Leo con ánimo divertido las notas indignadas del periodismo militante macrista ante la presunta traición o conversión de Jaime Duran Barba. Pequeño comentario al margen: ¿cuándo el periodismo no fue militante de una u otra causa, o siquiera de la creencia en la objetividad y en la existencia de los hechos a narrar? La narración es una causa, justa o no. Volviendo al punto, que siempre se desplaza: el motivo del enojo de algunos periodistas se basa en el supuesto no explicitado de que, después de años de asesoramiento al gobierno precedente, el asesor ecuatoriano debería haberse envuelto en las razones discursivas que con sin igual garbo y profusión derramó en los oídos de Macri. Envolverse con ellas cual bandera. Se le reprocha, en fin, la velocidad que adquiere su impulso por rajar del territorio muerto del macrismo y correr a pedir refugio rentado en las puertas amplísimas del Frente de Todos, sección Instituto Patria. Lo peor, al parecer, lo que más hiere, es su afirmación de que “Macri ya fue”, afirmación que cantaban alegremente en las manifestaciones las amables filas peronistas, seguida de “hizo lo que pudo”, frase por demás generosa para un ex presidente cuya afirmación autocritica más contundente acerca de sus propios repetidos fracasos era: “Pasaron cosas”.
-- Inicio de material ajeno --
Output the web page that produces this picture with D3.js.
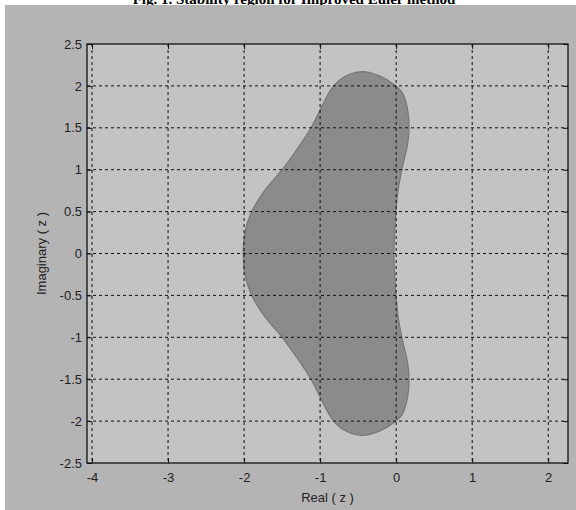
<!DOCTYPE html>
<html>
<head>
<meta charset="utf-8">
<script src="https://cdn.jsdelivr.net/npm/d3@7"></script>
<style>
  body { margin: 0; background: #fff; }
  text { font-family: Arial, "Liberation Sans", sans-serif; }
</style>
</head>
<body>
<script>
// boundary of the stability region (upper half, left to right)
const realUpper = [-2.01, -1.99, -1.9, -1.73, -1.5, -1.3, -1.12, -0.98, -0.84, -0.68, -0.45, -0.22, -0.02, 0.08, 0.15, 0.17, 0.15, 0.08, 0.03, 0.0, -0.02, -0.03];
const imagUpper = [0.0, 0.25, 0.5, 0.75, 1.0, 1.25, 1.5, 1.75, 1.98, 2.11, 2.17, 2.12, 2.01, 1.92, 1.72, 1.5, 1.3, 1.02, 0.78, 0.53, 0.25, 0.0];
const xTicks = [-4, -3, -2, -1, 0, 1, 2];
const yTicks = [-2.5, -2, -1.5, -1, -0.5, 0, 0.5, 1, 1.5, 2, 2.5];
const title = 'Fig. 1. Stability region for Improved Euler method';

const W = 576, H = 510;
const box = { l: 87, r: 568, t: 44, b: 463 };

const svg = d3.select('body').append('svg').attr('width', W).attr('height', H);

// title, clipped at the top like the scan
svg.append('text')
  .attr('x', 294).attr('y', 3.5)
  .attr('text-anchor', 'middle')
  .style('font-family', '"Liberation Serif", "Times New Roman", serif')
  .style('font-weight', 'bold')
  .style('font-size', '15px')
  .text(title);

// figure background
svg.append('rect').attr('x', 5).attr('y', 5).attr('width', W - 5).attr('height', H - 5).attr('fill', '#b4b4b4');

const x = d3.scaleLinear().domain([-4.066, 2.26]).range([box.l, box.r]);
const y = d3.scaleLinear().domain([-2.5, 2.5]).range([box.b, box.t]);

// plot area
svg.append('rect')
  .attr('x', box.l).attr('y', box.t)
  .attr('width', box.r - box.l).attr('height', box.b - box.t)
  .attr('fill', '#c3c3c3');

// upper half left -> right, then mirrored lower half back right -> left
const upperPts = realUpper.map((d, i) => [d, imagUpper[i]]);
const lowerPts = realUpper.map((d, i) => [d, -imagUpper[i]]).reverse().slice(1, -1);
const closed = upperPts.concat(lowerPts);

const lineGen = d3.line()
  .x(d => x(d[0]))
  .y(d => y(d[1]))
  .curve(d3.curveCatmullRomClosed.alpha(0.5));

svg.append('path')
  .attr('d', lineGen(closed))
  .attr('fill', '#8b8b8b')
  .attr('stroke', '#777')
  .attr('stroke-width', 1.2);

// grid
const grid = svg.append('g');
grid.selectAll('line.vx')
  .data(xTicks)
  .enter()
  .append('line')
  .attr('x1', d => x(d)).attr('x2', d => x(d))
  .attr('y1', box.t).attr('y2', box.b)
  .attr('stroke', '#111').attr('stroke-width', 1)
  .attr('stroke-dasharray', '3,3');
grid.selectAll('line.hy')
  .data(yTicks.filter(d => d > -2.5 && d < 2.5))
  .enter()
  .append('line')
  .attr('y1', d => y(d)).attr('y2', d => y(d))
  .attr('x1', box.l).attr('x2', box.r)
  .attr('stroke', '#111').attr('stroke-width', 1)
  .attr('stroke-dasharray', '3,3');

// axes (ticks inside)
const fmt = d => String(d);
const axBottom = svg.append('g').attr('transform', `translate(0,${box.b})`)
  .call(d3.axisBottom(x).tickValues(xTicks).tickFormat(fmt).tickSizeInner(-5).tickSizeOuter(0).tickPadding(10));
const axLeft = svg.append('g').attr('transform', `translate(${box.l},0)`)
  .call(d3.axisLeft(y).tickValues(yTicks).tickFormat(fmt).tickSizeInner(-5).tickSizeOuter(0).tickPadding(5));
const axTop = svg.append('g').attr('transform', `translate(0,${box.t})`)
  .call(d3.axisTop(x).tickValues(xTicks).tickFormat('').tickSizeInner(-5).tickSizeOuter(0));
const axRight = svg.append('g').attr('transform', `translate(${box.r},0)`)
  .call(d3.axisRight(y).tickValues(yTicks).tickFormat('').tickSizeInner(-5).tickSizeOuter(0));

[axBottom, axLeft, axTop, axRight].forEach(a => {
  a.select('.domain').remove();
  a.selectAll('line').attr('stroke', '#111');
  a.selectAll('text')
    .style('font-family', 'Arial, "Liberation Sans", sans-serif')
    .style('font-size', '13px')
    .attr('fill', '#222');
});

// box
svg.append('rect')
  .attr('x', box.l).attr('y', box.t)
  .attr('width', box.r - box.l).attr('height', box.b - box.t)
  .attr('fill', 'none').attr('stroke', '#111').attr('stroke-width', 1.3);

// axis labels
svg.append('text')
  .attr('x', (box.l + box.r) / 2).attr('y', 502)
  .attr('text-anchor', 'middle')
  .style('font-size', '13px').attr('fill', '#222')
  .text('Real ( z )');
svg.append('text')
  .attr('transform', `translate(46,${(box.t + box.b) / 2}) rotate(-90)`)
  .attr('text-anchor', 'middle')
  .style('font-size', '13px').attr('fill', '#222')
  .text('Imaginary ( z )');
</script>
</body>
</html>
“Hace lo que puede”, en general, se dice acerca de aquellos que pueden poco, los poco dotados de algún talento particular. En ese sentido, el contexto precedente y el que continuó con su siguiente frase pareció aclararlo todo: a quien él asesoró no le daba para mucho la croqueta. A cambio, aquella a quien no asesoró (pero le gustaría asesorar, o volver a asesorar) es “la mujer más brillante de la historia argentina”. Luego, por supuesto, el ecuatoriano se despachó diciendo que nunca aconsejó lo que le aconsejó a Macri. En resumen, el autor intelectual de la grieta parecería estar tratando de lelos a los macristas y a sus votantes y de inteligentes a quienes siguieron y votaron a la vicepresidenta actual. Ahora bien: Duran Barba no es un sujeto que desconozca la sutileza en el manejo de las palabras. Al definir a Cristina como la definió, usa la palabra “brillo”, no inteligencia (desde luego, tampoco se la niega). La luminosidad de Cristina es evidente: su desempeño de funciones en los poderes del Estado y en el aparato político no tiene igual. Y parte de ese relumbre de los últimos años se lo debe precisamente a él, que la marcó como objeto de la grieta conveniente y que ahora le manda un guiño con destino laboral. Elogiándola, Duran Barba se reabre una puerta y se elogia a sí mismo, como diciendo: “¡Mirá che, cómo Duran te hizo durar!”. El brillo ajeno lo hace brillar pensándose coautor.
Pensando en cómo dura Duran, me acordé, de pronto, por puro desplazamiento, en La Eva futura. No porque Duran dijera que Cristina era la Eva Perón del presente llamada a durar (no lo dijo), sino porque la novela del conde Villiers de L’Isle Adam es una de las más extraordinarias que me tocó leer. Tan extraordinaria que me pasé recomendándola y regalándola y nunca pude terminar de leerla. Así que esta vez, tirado de las barbas del recuerdo por Duran Jaime, la busqué por Mercado Libre y encontré una preciosa edición de 1909 publicada por la Biblioteca de La Nación. Que el diario que la editó hace 111 años sea hoy uno de los bastiones del anticristinismo militante (porque macristas ya no quedan después del sincericidio psicopático y autodesculpabilizante de Mauri), sumó un raro deleite a la adquisición.
¿Cómo contar el argumento de un libro que es pura inteligencia aplicada, desplazada? La enunciación más sencilla diría que es una reversión y fusión, encarnada en la temprana modernidad americana, del mito de Fausto y de Prometeo. Tomás Alva Edison, el Mago de Menlo Park, busca salvar a Lord Ewald, su amigo y benefactor, que piensa en suicidarse porque ama a una mujer que encarna la perfección física, pero que no llega a las mismas alturas en la perfección moral e intelectual. Entonces, Edison le fabrica una autómata. Más no puedo decir. El misterio es mujer. O, como dice el filósofo en Vivir su vida, de Godard: “Para vivir hablando, uno debe pasar por la muerte de vivir sin hablar”.